§ What you are asked to do: Set down the data below from its first line to the line holding "(O) at (676,497);", inclusive; omit all pictures.

§ Dataset content:

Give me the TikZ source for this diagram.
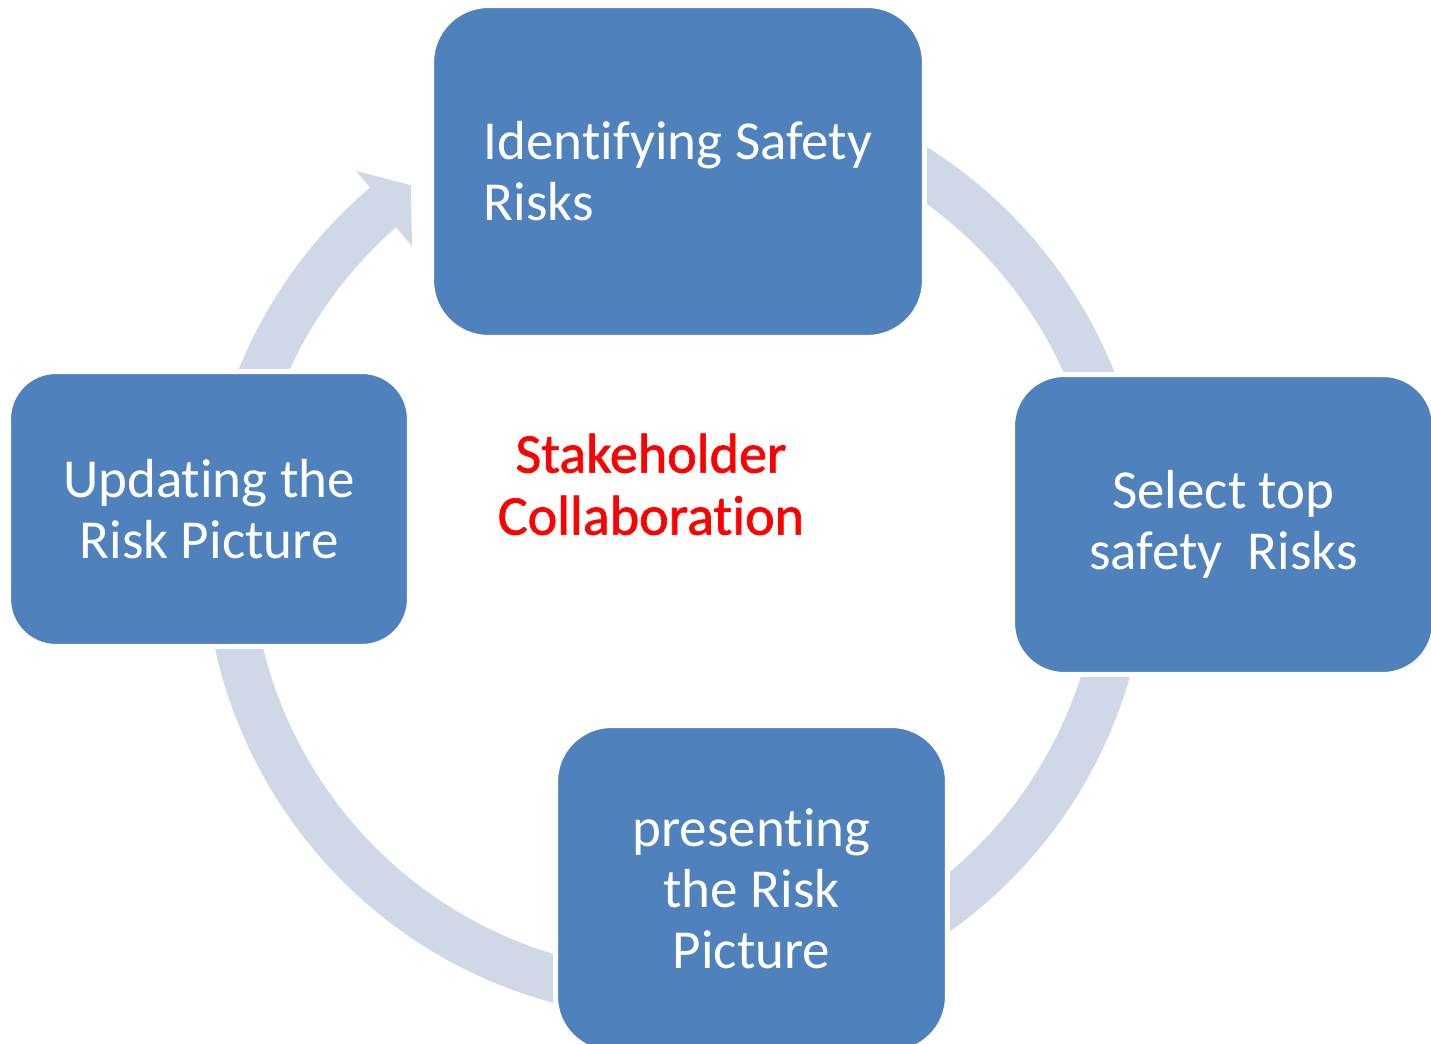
\documentclass[tikz,border=0pt]{standalone}
\usepackage{fontspec}
\setmainfont{Carlito}
\newfontfamily\labelfont{Carlito}[FakeBold=1.2]

% t and i set apart, so they stay two letters
\newcommand\tiapart{t\kern0pt i}

\definecolor{boxblue}{HTML}{4F81BD}
\definecolor{ringblue}{HTML}{D0D8E8}
\definecolor{labelred}{HTML}{FF0000}

\tikzset{
    stagebox/.style={rectangle, fill=boxblue, draw=white, line width=0.1cm,
        text=white, align=center, inner sep=0pt,
        font=\fontsize{31.3}{34.7}\selectfont},
}

\begin{document}
\begin{tikzpicture}[x=0.02cm, y=0.02cm]

    % Page frame, one unit per pixel
    \useasboundingbox (0,0) rectangle (1431,1044);

    % Define the centre of the ring and its outer and inner radii
    \def\Ro{472}
    \def\Ri{425}
    \coordinate (O) at (676,497);

    % The ring arrow, running clockwise and ending in a head at the upper left.
    % It starts under the top box; the boxes are drawn over it later.
    \fill[ringblue, shift={(O)}]
        (80:\Ro) arc[start angle=80, end angle=-229.6, radius=\Ro]
        -- (-229.6:494) -- (-233.75:448.5) -- (-228.7:400)
        -- (-228.8:\Ri) arc[start angle=-228.8, end angle=80, radius=\Ri]
        -- cycle;

    % The four stages, each with a white rim that cuts the ring
    \node[stagebox, minimum width=9.86cm, minimum height=6.64cm,
        rounded corners=1.14cm, align=left] (identify) at (678,872.5)
        {Iden\tiapart fying Safety\\Risks};
    \node[stagebox, minimum width=8.44cm, minimum height=6cm,
        rounded corners=1.03cm] (select) at (1223.5,519.5)
        {Select top\\safety\ \ Risks};
    \node[stagebox, minimum width=7.84cm, minimum height=6.54cm,
        rounded corners=1.12cm] (present) at (751.5,155)
        {presen\tiapart ng\\the Risk\\Picture};
    \node[stagebox, minimum width=8.02cm, minimum height=5.5cm,
        rounded corners=0.95cm] (update) at (209,535)
        {Upda\tiapart ng the\\Risk Picture};

    % Label in the middle of the cycle
    \node[text=labelred, align=center,
        font=\labelfont\fontsize{31.9}{35.3}\selectfont]
        (collab) at (651,559.6) {Stakeholder\\Collabora\tiapart on};

\end{tikzpicture}
\end{document}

§ Response:
Give me the TikZ source for this diagram.
\documentclass[tikz,border=0pt]{standalone}
\usepackage{fontspec}
\setmainfont{Carlito}
\newfontfamily\labelfont{Carlito}[FakeBold=1.2]

% t and i set apart, so they stay two letters
\newcommand\tiapart{t\kern0pt i}

\definecolor{boxblue}{HTML}{4F81BD}
\definecolor{ringblue}{HTML}{D0D8E8}
\definecolor{labelred}{HTML}{FF0000}

\tikzset{
    stagebox/.style={rectangle, fill=boxblue, draw=white, line width=0.1cm,
        text=white, align=center, inner sep=0pt,
        font=\fontsize{31.3}{34.7}\selectfont},
}

\begin{document}
\begin{tikzpicture}[x=0.02cm, y=0.02cm]

    % Page frame, one unit per pixel
    \useasboundingbox (0,0) rectangle (1431,1044);

    % Define the centre of the ring and its outer and inner radii
    \def\Ro{472}
    \def\Ri{425}
    \coordinate (O) at (676,497);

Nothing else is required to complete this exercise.